[What needs to be done]:
Output the full listing below exactly as it reads, and skip anything that is a picture.

[Figure scripts]

---+---

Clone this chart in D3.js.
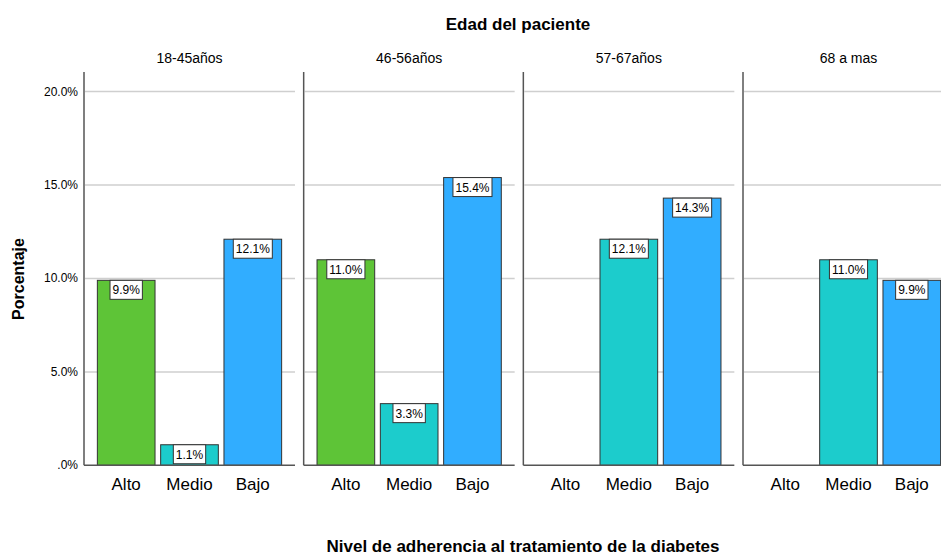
<!DOCTYPE html>
<html>
<head>
<meta charset="utf-8">
<script src="https://cdn.jsdelivr.net/npm/d3@7"></script>
<style>
  body { margin: 0; background: #fff; }
  text { font-family: Arial, "Liberation Sans", sans-serif; fill: #000; }
</style>
</head>
<body>
<div id="chart"></div>
<script>
// data
var ages = ["18-45años", "46-56años", "57-67años", "68 a mas"];
var levels = ["Alto", "Medio", "Bajo"];
var alto  = [9.9, 11.0, null, null];
var medio = [1.1, 3.3, 12.1, 11.0];
var bajo  = [12.1, 15.4, 14.3, 9.9];
var yTicks = [0, 5, 10, 15, 20];
var colors = {Alto: "#5ec437", Medio: "#1ccccc", Bajo: "#31adff"};

var width = 941, height = 556;

var svg = d3.select("#chart")
  .append("svg")
    .attr("width", width)
    .attr("height", height);

// panel scale (facets by age)
var fx = d3.scaleBand()
  .domain(ages)
  .range([84, 954])
  .paddingInner(0.0395)
  .paddingOuter(0);

// bar scale inside a panel
var x = d3.scaleBand()
  .domain(levels)
  .range([0, fx.bandwidth()])
  .paddingInner(0.089)
  .paddingOuter(0.211);

var yMax = 21.05;
var y = d3.scaleLinear()
  .domain([0, yMax])
  .range([465.3, 72]);

var series = {Alto: alto, Medio: medio, Bajo: bajo};

// titles
svg.append("text")
  .attr("x", 518).attr("y", 30)
  .attr("text-anchor", "middle")
  .style("font-size", "17px").style("font-weight", "bold")
  .text("Edad del paciente");

svg.append("text")
  .attr("x", 523).attr("y", 552)
  .attr("text-anchor", "middle")
  .style("font-size", "17px").style("font-weight", "bold")
  .text("Nivel de adherencia al tratamiento de la diabetes");

svg.append("text")
  .attr("transform", "translate(24,279) rotate(-90)")
  .attr("text-anchor", "middle")
  .style("font-size", "16px").style("font-weight", "bold")
  .text("Porcentaje");

// y tick labels (only left of first panel)
svg.append("g")
  .selectAll("text")
  .data(yTicks)
  .enter()
  .append("text")
    .attr("x", 78)
    .attr("y", function (d) { return y(d) + 4; })
    .attr("text-anchor", "end")
    .style("font-size", "12px")
    .text(function (d) { return d === 0 ? ".0%" : d.toFixed(1) + "%"; });

ages.forEach(function (age, i) {
  var g = svg.append("g")
    .attr("transform", "translate(" + fx(age) + ",0)");
  var w = fx.bandwidth();

  // panel title
  g.append("text")
    .attr("x", w / 2).attr("y", 63)
    .attr("text-anchor", "middle")
    .style("font-size", "14px")
    .text(age);

  // gridlines
  g.selectAll(".grid")
    .data(yTicks.filter(function (d) { return d > 0; }))
    .enter()
    .append("line")
      .attr("x1", 1).attr("x2", w)
      .attr("y1", function (d) { return y(d); })
      .attr("y2", function (d) { return y(d); })
      .style("stroke", "#cfcfcf")
      .style("stroke-width", 1.5);

  // bars
  var rows = levels.map(function (l) { return {level: l, value: series[l][i]}; })
    .filter(function (d) { return d.value != null; });

  g.selectAll(".bar")
    .data(rows)
    .enter()
    .append("rect")
      .attr("x", function (d) { return x(d.level); })
      .attr("y", function (d) { return y(d.value); })
      .attr("width", x.bandwidth())
      .attr("height", function (d) { return y(0) - y(d.value); })
      .style("fill", function (d) { return colors[d.level]; })
      .style("stroke", "#333")
      .style("stroke-width", 1);

  // value labels in boxes
  var lab = g.selectAll(".lab")
    .data(rows)
    .enter()
    .append("g")
      .attr("transform", function (d) {
        return "translate(" + (x(d.level) + x.bandwidth() / 2) + "," + y(d.value) + ")";
      });
  lab.append("text")
    .attr("y", 14)
    .attr("text-anchor", "middle")
    .style("font-size", "12px")
    .text(function (d) { return d.value.toFixed(1) + "%"; });
  lab.insert("rect", "text")
    .attr("y", 0)
    .attr("height", 19)
    .attr("width", function () {
      return this.parentNode.querySelector("text").getComputedTextLength() + 5;
    })
    .attr("x", function () {
      return -(this.parentNode.querySelector("text").getComputedTextLength() + 5) / 2;
    })
    .style("fill", "#fff")
    .style("stroke", "#333");

  // axes lines
  g.append("line")
    .attr("x1", 0).attr("x2", 0)
    .attr("y1", y(0)).attr("y2", y(yMax))
    .style("stroke", "#555").style("stroke-width", 1.5);
  g.append("line")
    .attr("x1", 0).attr("x2", w)
    .attr("y1", y(0)).attr("y2", y(0))
    .style("stroke", "#555").style("stroke-width", 1.5);

  // category labels
  g.selectAll(".cat")
    .data(levels)
    .enter()
    .append("text")
      .attr("x", function (d) { return x(d) + x.bandwidth() / 2; })
      .attr("y", 490)
      .attr("text-anchor", "middle")
      .style("font-size", "17px")
      .text(function (d) { return d; });
});
</script>
</body>
</html>
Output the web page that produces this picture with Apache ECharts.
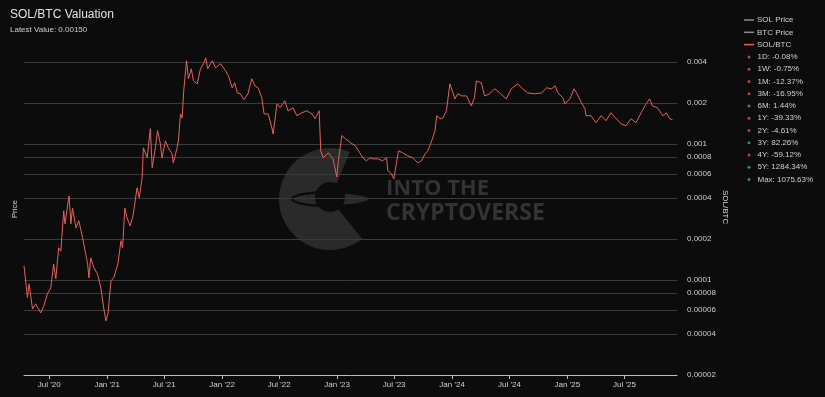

---+---

[Task solution]:
Clone this chart in D3.js.
<!DOCTYPE html>
<html>
<head>
<meta charset="utf-8">
<script src="https://cdn.jsdelivr.net/npm/d3@7"></script>
<style>
  body { margin: 0; background: #fff; }
  text { font-family: Arial, "Liberation Sans", sans-serif; fill: #000; }
</style>
</head>
<body>
<div id="chart"></div>
<script>
// data
var ages = ["18-45años", "46-56años", "57-67años", "68 a mas"];
var levels = ["Alto", "Medio", "Bajo"];
var alto  = [9.9, 11.0, null, null];
var medio = [1.1, 3.3, 12.1, 11.0];
var bajo  = [12.1, 15.4, 14.3, 9.9];
var yTicks = [0, 5, 10, 15, 20];
var colors = {Alto: "#5ec437", Medio: "#1ccccc", Bajo: "#31adff"};

var width = 941, height = 556;

var svg = d3.select("#chart")
  .append("svg")
    .attr("width", width)
    .attr("height", height);

// panel scale (facets by age)
var fx = d3.scaleBand()
  .domain(ages)
  .range([84, 954])
  .paddingInner(0.0395)
  .paddingOuter(0);

// bar scale inside a panel
var x = d3.scaleBand()
  .domain(levels)
  .range([0, fx.bandwidth()])
  .paddingInner(0.089)
  .paddingOuter(0.211);

var yMax = 21.05;
var y = d3.scaleLinear()
  .domain([0, yMax])
  .range([465.3, 72]);

var series = {Alto: alto, Medio: medio, Bajo: bajo};

// titles
svg.append("text")
  .attr("x", 518).attr("y", 30)
  .attr("text-anchor", "middle")
  .style("font-size", "17px").style("font-weight", "bold")
  .text("Edad del paciente");

svg.append("text")
  .attr("x", 523).attr("y", 552)
  .attr("text-anchor", "middle")
  .style("font-size", "17px").style("font-weight", "bold")
  .text("Nivel de adherencia al tratamiento de la diabetes");

svg.append("text")
  .attr("transform", "translate(24,279) rotate(-90)")
  .attr("text-anchor", "middle")
  .style("font-size", "16px").style("font-weight", "bold")
  .text("Porcentaje");

// y tick labels (only left of first panel)
svg.append("g")
  .selectAll("text")
  .data(yTicks)
  .enter()
  .append("text")
    .attr("x", 78)
    .attr("y", function (d) { return y(d) + 4; })
    .attr("text-anchor", "end")
    .style("font-size", "12px")
    .text(function (d) { return d === 0 ? ".0%" : d.toFixed(1) + "%"; });

ages.forEach(function (age, i) {
  var g = svg.append("g")
    .attr("transform", "translate(" + fx(age) + ",0)");
  var w = fx.bandwidth();

  // panel title
  g.append("text")
    .attr("x", w / 2).attr("y", 63)
    .attr("text-anchor", "middle")
    .style("font-size", "14px")
    .text(age);

  // gridlines
  g.selectAll(".grid")
    .data(yTicks.filter(function (d) { return d > 0; }))
    .enter()
    .append("line")
      .attr("x1", 1).attr("x2", w)
      .attr("y1", function (d) { return y(d); })
      .attr("y2", function (d) { return y(d); })
      .style("stroke", "#cfcfcf")
      .style("stroke-width", 1.5);

  // bars
  var rows = levels.map(function (l) { return {level: l, value: series[l][i]}; })
    .filter(function (d) { return d.value != null; });

  g.selectAll(".bar")
    .data(rows)
    .enter()
    .append("rect")
      .attr("x", function (d) { return x(d.level); })
      .attr("y", function (d) { return y(d.value); })
      .attr("width", x.bandwidth())
      .attr("height", function (d) { return y(0) - y(d.value); })
      .style("fill", function (d) { return colors[d.level]; })
      .style("stroke", "#333")
      .style("stroke-width", 1);

  // value labels in boxes
  var lab = g.selectAll(".lab")
    .data(rows)
    .enter()
    .append("g")
      .attr("transform", function (d) {
        return "translate(" + (x(d.level) + x.bandwidth() / 2) + "," + y(d.value) + ")";
      });
  lab.append("text")
    .attr("y", 14)
    .attr("text-anchor", "middle")
    .style("font-size", "12px")
    .text(function (d) { return d.value.toFixed(1) + "%"; });
  lab.insert("rect", "text")
    .attr("y", 0)
    .attr("height", 19)
    .attr("width", function () {
      return this.parentNode.querySelector("text").getComputedTextLength() + 5;
    })
    .attr("x", function () {
      return -(this.parentNode.querySelector("text").getComputedTextLength() + 5) / 2;
    })
    .style("fill", "#fff")
    .style("stroke", "#333");

  // axes lines
  g.append("line")
    .attr("x1", 0).attr("x2", 0)
    .attr("y1", y(0)).attr("y2", y(yMax))
    .style("stroke", "#555").style("stroke-width", 1.5);
  g.append("line")
    .attr("x1", 0).attr("x2", w)
    .attr("y1", y(0)).attr("y2", y(0))
    .style("stroke", "#555").style("stroke-width", 1.5);

  // category labels
  g.selectAll(".cat")
    .data(levels)
    .enter()
    .append("text")
      .attr("x", function (d) { return x(d) + x.bandwidth() / 2; })
      .attr("y", 490)
      .attr("text-anchor", "middle")
      .style("font-size", "17px")
      .text(function (d) { return d; });
});
</script>
</body>
</html>
Output the web page that produces this picture with Apache ECharts.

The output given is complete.